Notably, courses usually indicate how many hours you should be spending outside of lecture by the number of "units" or "course credits" in which they are advertised. Of course, this is only a suggestion. These hours should be spent, ideally, in optimized fashion reinforcing the key takeaways from lecture, and then identifying connections between these and the detailed computations and material particulars contained within the texts. This is the stage in which you should be playing around by making hypothesis about what the fundamental theorems say the output should be given certain use cases and input conditions, including edge cases or otherwise interesting or unusual scenarios, and conducting the analysis to verify that the results match your expectation. If not, what was your faulty reasoning? This practice will prepare you for any upcoming assignment.

As a personal test, determine if you can finish an assignment with little to no notes or other references. After seeing the concept multiple times at this point, it should be easier to compute answers or solve related proofs. It may take time and thought, but shouldn't require the textbook if you understand it "to a reasonable level". You don't need to know everything deeply yet, but rather a moderate comprehension, which is enough at this stage.

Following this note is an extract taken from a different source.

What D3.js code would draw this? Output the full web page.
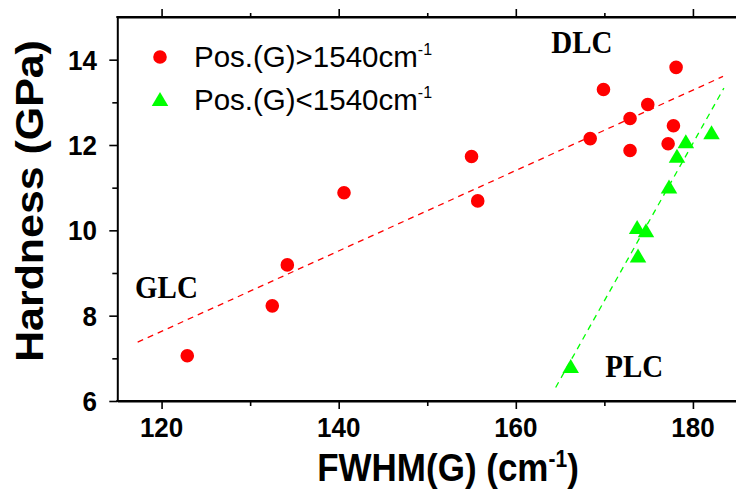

In going one step further than expected by the professor, you may locate the most influential publications in the field and other primary source content and read those to achieve an even deeper contextual understanding of the field. They are often free and accessible when using your .edu account, or found in the library. This isn't required, if you have time constraints, but it demonstrates initiative and you learn directly from the originators of the theories in question.

Lastly, there's often a project component, typically towards the end. This is an opportunity for you to see the content in application, and it might be the most important part, allowing you to bring together everything you've learned and use it to build something or conduct an experiment, expressing your creativity in the process. This is when I found that I learned the most, as long as I put forward significant time; if you half-ass it you won't learn anything additional, but if you focus, you may actually come away from the course realizing that you understand the core of that area much more than how well you "know" or "learned" information from a textbook for your previous classes. You'll also find that you have a new-found appreciation for the topic, beyond your initial interest during the first lecture.